__Objective__: Restate the material word for word and leave out anything that is a picture.

__Stored data__:
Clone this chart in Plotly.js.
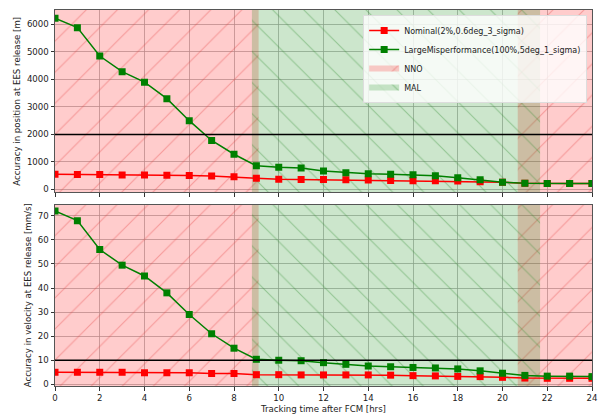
<!DOCTYPE html>
<html>
<head>
<meta charset="utf-8">
<script src="https://cdn.plot.ly/plotly-3.0.1.min.js"></script>
<style>html,body{margin:0;padding:0;background:#fff;}#chart{width:600px;height:414px;}</style>
</head>
<body>
<div id="chart"></div>
<script>
// ---- data ----
const hours = [0,1,2,3,4,5,6,7,8,9,10,11,12,13,14,15,16,17,18,19,20,21,22,23,24];
const posNominal = [550,545,545,530,525,520,505,485,460,410,375,365,360,350,340,330,318,315,305,285,265,230,215,215,215];
const posLarge   = [6220,5880,4850,4280,3900,3300,2500,1780,1280,860,805,780,670,610,570,555,535,500,430,355,265,230,215,215,215];
const velNominal = [5.0,5.0,5.0,5.0,4.8,4.8,4.8,4.5,4.5,4.0,4.0,3.9,3.9,3.9,3.9,3.8,3.6,3.5,3.3,3.2,2.9,2.6,2.5,2.5,2.5];
const velLarge   = [72,68,56,49.5,45,38,29,21,15,10.4,10,9.8,9.0,8.3,7.6,7.3,7.0,6.8,6.4,5.6,4.6,3.7,3.4,3.4,3.2];
const nnoIntervals = [[0, 9.1], [20.68, 24]];
const malIntervals = [[8.8, 21.68]];
const posThreshold = 2000;
const velThreshold = 10;
const seriesNames = ['Nominal(2%,0.6deg_3_sigma)', 'LargeMisperformance(100%,5deg_1_sigma)', 'NNO', 'MAL'];
const xTitle = 'Tracking time after FCM [hrs]';
const yTitlePos = 'Accuracy in position at EES release [m]';
const yTitleVel = 'Accuracy in velocity at EES release [mm/s]';
const posRange = [-109, 6521];
const velRange = [-0.7, 74.7];

// ---- build ----
const FONT = 'DejaVu Sans';
const FS = 8.6;
function regionTrace(intervals, yr, xa, ya, name, fill, line, shape, show, rank) {
  const x = [], y = [];
  intervals.forEach(([a, b], i) => {
    if (i > 0) { x.push(null); y.push(null); }
    x.push(a, b, b, a, a);
    y.push(yr[0], yr[0], yr[1], yr[1], yr[0]);
  });
  return {
    type: 'scatter', mode: 'none', x, y, xaxis: xa, yaxis: ya,
    fill: 'toself', fillcolor: fill, name, showlegend: show, legendrank: rank,
    fillpattern: {shape: shape, fgcolor: line, bgcolor: fill, size: 22, solidity: 0.05, fillmode: 'replace'},
    hoverinfo: 'skip'
  };
}
const NNO_FILL = 'rgba(255,0,0,0.2)', NNO_LINE = 'rgba(230,60,60,0.35)';
const MAL_FILL = 'rgba(0,128,0,0.2)', MAL_LINE = 'rgba(40,140,40,0.35)';

function seriesTrace(y, xa, ya, name, color, show, rank) {
  return {
    type: 'scatter', mode: 'lines+markers', x: hours, y, xaxis: xa, yaxis: ya,
    name, showlegend: show, legendrank: rank,
    line: {color, width: 1.5},
    marker: {symbol: 'square', size: 7, color}
  };
}

const traces = [
  regionTrace(nnoIntervals, posRange, 'x', 'y', seriesNames[2], NNO_FILL, NNO_LINE, '/', true, 3),
  regionTrace(malIntervals, posRange, 'x', 'y', seriesNames[3], MAL_FILL, MAL_LINE, '\\', true, 4),
  regionTrace(nnoIntervals, velRange, 'x2', 'y2', seriesNames[2], NNO_FILL, NNO_LINE, '/', false, 3),
  regionTrace(malIntervals, velRange, 'x2', 'y2', seriesNames[3], MAL_FILL, MAL_LINE, '\\', false, 4),
  seriesTrace(posNominal, 'x', 'y', seriesNames[0], '#ff0000', true, 1),
  seriesTrace(posLarge, 'x', 'y', seriesNames[1], '#008000', true, 2),
  seriesTrace(velNominal, 'x2', 'y2', seriesNames[0], '#ff0000', false, 1),
  seriesTrace(velLarge, 'x2', 'y2', seriesNames[1], '#008000', false, 2)
];

const axisCommon = {
  showline: true, linecolor: '#555', linewidth: 1, mirror: true,
  ticks: 'outside', ticklen: 3.5, tickcolor: '#333',
  showgrid: true, gridcolor: 'rgba(170,170,170,0.75)', gridwidth: 1,
  zeroline: false, tickfont: {family: FONT, size: FS, color: '#222'}
};

const layout = {
  width: 600, height: 414,
  margin: {l: 55, r: 8, t: 10, b: 28},
  paper_bgcolor: '#fff', plot_bgcolor: '#fff',
  font: {family: FONT, size: FS, color: '#222'},
  showlegend: true,
  legend: {x: 0.991, y: 0.987, xanchor: 'right', yanchor: 'top',
    bgcolor: 'rgba(255,255,255,0.8)', bordercolor: '#ddd', borderwidth: 1,
    itemwidth: 30, font: {family: FONT, size: 8.0, color: '#222'}, tracegroupgap: 0},
  xaxis: Object.assign({}, axisCommon, {domain: [0, 1], range: [0, 24], dtick: 2, anchor: 'y', showticklabels: false, matches: 'x2'}),
  yaxis: Object.assign({}, axisCommon, {domain: [0.5147, 1], range: posRange, dtick: 1000, anchor: 'x', automargin: true,
    title: {text: yTitlePos, font: {family: FONT, size: FS, color: '#222'}, standoff: 4}}),
  xaxis2: Object.assign({}, axisCommon, {domain: [0, 1], range: [0, 24], dtick: 2, anchor: 'y2',
    title: {text: xTitle, font: {family: FONT, size: FS, color: '#222'}, standoff: 4}}),
  yaxis2: Object.assign({}, axisCommon, {domain: [0, 0.4827], range: velRange, dtick: 10, anchor: 'x2', automargin: true,
    title: {text: yTitleVel, font: {family: FONT, size: FS, color: '#222'}, standoff: 4}}),
  shapes: [
    {type: 'line', xref: 'x domain', yref: 'y', x0: 0, x1: 1, y0: posThreshold, y1: posThreshold, line: {color: '#000', width: 1.5}, layer: 'above'},
    {type: 'line', xref: 'x2 domain', yref: 'y2', x0: 0, x1: 1, y0: velThreshold, y1: velThreshold, line: {color: '#000', width: 1.5}, layer: 'above'}
  ]
};

Plotly.newPlot('chart', traces, layout, {staticPlot: true, displayModeBar: false});
</script>
</body>
</html>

__Exercise solution__:
Clone this chart in Plotly.js.
<!DOCTYPE html>
<html>
<head>
<meta charset="utf-8">
<script src="https://cdn.plot.ly/plotly-3.0.1.min.js"></script>
<style>html,body{margin:0;padding:0;background:#fff;}#chart{width:600px;height:414px;}</style>
</head>
<body>
<div id="chart"></div>
<script>
// ---- data ----
const hours = [0,1,2,3,4,5,6,7,8,9,10,11,12,13,14,15,16,17,18,19,20,21,22,23,24];
const posNominal = [550,545,545,530,525,520,505,485,460,410,375,365,360,350,340,330,318,315,305,285,265,230,215,215,215];
const posLarge   = [6220,5880,4850,4280,3900,3300,2500,1780,1280,860,805,780,670,610,570,555,535,500,430,355,265,230,215,215,215];
const velNominal = [5.0,5.0,5.0,5.0,4.8,4.8,4.8,4.5,4.5,4.0,4.0,3.9,3.9,3.9,3.9,3.8,3.6,3.5,3.3,3.2,2.9,2.6,2.5,2.5,2.5];
const velLarge   = [72,68,56,49.5,45,38,29,21,15,10.4,10,9.8,9.0,8.3,7.6,7.3,7.0,6.8,6.4,5.6,4.6,3.7,3.4,3.4,3.2];
const nnoIntervals = [[0, 9.1], [20.68, 24]];
const malIntervals = [[8.8, 21.68]];
const posThreshold = 2000;
const velThreshold = 10;
const seriesNames = ['Nominal(2%,0.6deg_3_sigma)', 'LargeMisperformance(100%,5deg_1_sigma)', 'NNO', 'MAL'];
const xTitle = 'Tracking time after FCM [hrs]';
const yTitlePos = 'Accuracy in position at EES release [m]';
const yTitleVel = 'Accuracy in velocity at EES release [mm/s]';
const posRange = [-109, 6521];
const velRange = [-0.7, 74.7];

// ---- build ----
const FONT = 'DejaVu Sans';
const FS = 8.6;
function regionTrace(intervals, yr, xa, ya, name, fill, line, shape, show, rank) {
  const x = [], y = [];
  intervals.forEach(([a, b], i) => {
    if (i > 0) { x.push(null); y.push(null); }
    x.push(a, b, b, a, a);
    y.push(yr[0], yr[0], yr[1], yr[1], yr[0]);
  });
  return {
    type: 'scatter', mode: 'none', x, y, xaxis: xa, yaxis: ya,
    fill: 'toself', fillcolor: fill, name, showlegend: show, legendrank: rank,
    fillpattern: {shape: shape, fgcolor: line, bgcolor: fill, size: 22, solidity: 0.05, fillmode: 'replace'},
    hoverinfo: 'skip'
  };
}
const NNO_FILL = 'rgba(255,0,0,0.2)', NNO_LINE = 'rgba(230,60,60,0.35)';
const MAL_FILL = 'rgba(0,128,0,0.2)', MAL_LINE = 'rgba(40,140,40,0.35)';

function seriesTrace(y, xa, ya, name, color, show, rank) {
  return {
    type: 'scatter', mode: 'lines+markers', x: hours, y, xaxis: xa, yaxis: ya,
    name, showlegend: show, legendrank: rank,
    line: {color, width: 1.5},
    marker: {symbol: 'square', size: 7, color}
  };
}

const traces = [
  regionTrace(nnoIntervals, posRange, 'x', 'y', seriesNames[2], NNO_FILL, NNO_LINE, '/', true, 3),
  regionTrace(malIntervals, posRange, 'x', 'y', seriesNames[3], MAL_FILL, MAL_LINE, '\\', true, 4),
  regionTrace(nnoIntervals, velRange, 'x2', 'y2', seriesNames[2], NNO_FILL, NNO_LINE, '/', false, 3),
  regionTrace(malIntervals, velRange, 'x2', 'y2', seriesNames[3], MAL_FILL, MAL_LINE, '\\', false, 4),
  seriesTrace(posNominal, 'x', 'y', seriesNames[0], '#ff0000', true, 1),
  seriesTrace(posLarge, 'x', 'y', seriesNames[1], '#008000', true, 2),
  seriesTrace(velNominal, 'x2', 'y2', seriesNames[0], '#ff0000', false, 1),
  seriesTrace(velLarge, 'x2', 'y2', seriesNames[1], '#008000', false, 2)
];

const axisCommon = {
  showline: true, linecolor: '#555', linewidth: 1, mirror: true,
  ticks: 'outside', ticklen: 3.5, tickcolor: '#333',
  showgrid: true, gridcolor: 'rgba(170,170,170,0.75)', gridwidth: 1,
  zeroline: false, tickfont: {family: FONT, size: FS, color: '#222'}
};

const layout = {
  width: 600, height: 414,
  margin: {l: 55, r: 8, t: 10, b: 28},
  paper_bgcolor: '#fff', plot_bgcolor: '#fff',
  font: {family: FONT, size: FS, color: '#222'},
  showlegend: true,
  legend: {x: 0.991, y: 0.987, xanchor: 'right', yanchor: 'top',
    bgcolor: 'rgba(255,255,255,0.8)', bordercolor: '#ddd', borderwidth: 1,
    itemwidth: 30, font: {family: FONT, size: 8.0, color: '#222'}, tracegroupgap: 0},
  xaxis: Object.assign({}, axisCommon, {domain: [0, 1], range: [0, 24], dtick: 2, anchor: 'y', showticklabels: false, matches: 'x2'}),
  yaxis: Object.assign({}, axisCommon, {domain: [0.5147, 1], range: posRange, dtick: 1000, anchor: 'x', automargin: true,
    title: {text: yTitlePos, font: {family: FONT, size: FS, color: '#222'}, standoff: 4}}),
  xaxis2: Object.assign({}, axisCommon, {domain: [0, 1], range: [0, 24], dtick: 2, anchor: 'y2',
    title: {text: xTitle, font: {family: FONT, size: FS, color: '#222'}, standoff: 4}}),
  yaxis2: Object.assign({}, axisCommon, {domain: [0, 0.4827], range: velRange, dtick: 10, anchor: 'x2', automargin: true,
    title: {text: yTitleVel, font: {family: FONT, size: FS, color: '#222'}, standoff: 4}}),
  shapes: [
    {type: 'line', xref: 'x domain', yref: 'y', x0: 0, x1: 1, y0: posThreshold, y1: posThreshold, line: {color: '#000', width: 1.5}, layer: 'above'},
    {type: 'line', xref: 'x2 domain', yref: 'y2', x0: 0, x1: 1, y0: velThreshold, y1: velThreshold, line: {color: '#000', width: 1.5}, layer: 'above'}
  ]
};

Plotly.newPlot('chart', traces, layout, {staticPlot: true, displayModeBar: false});
</script>
</body>
</html>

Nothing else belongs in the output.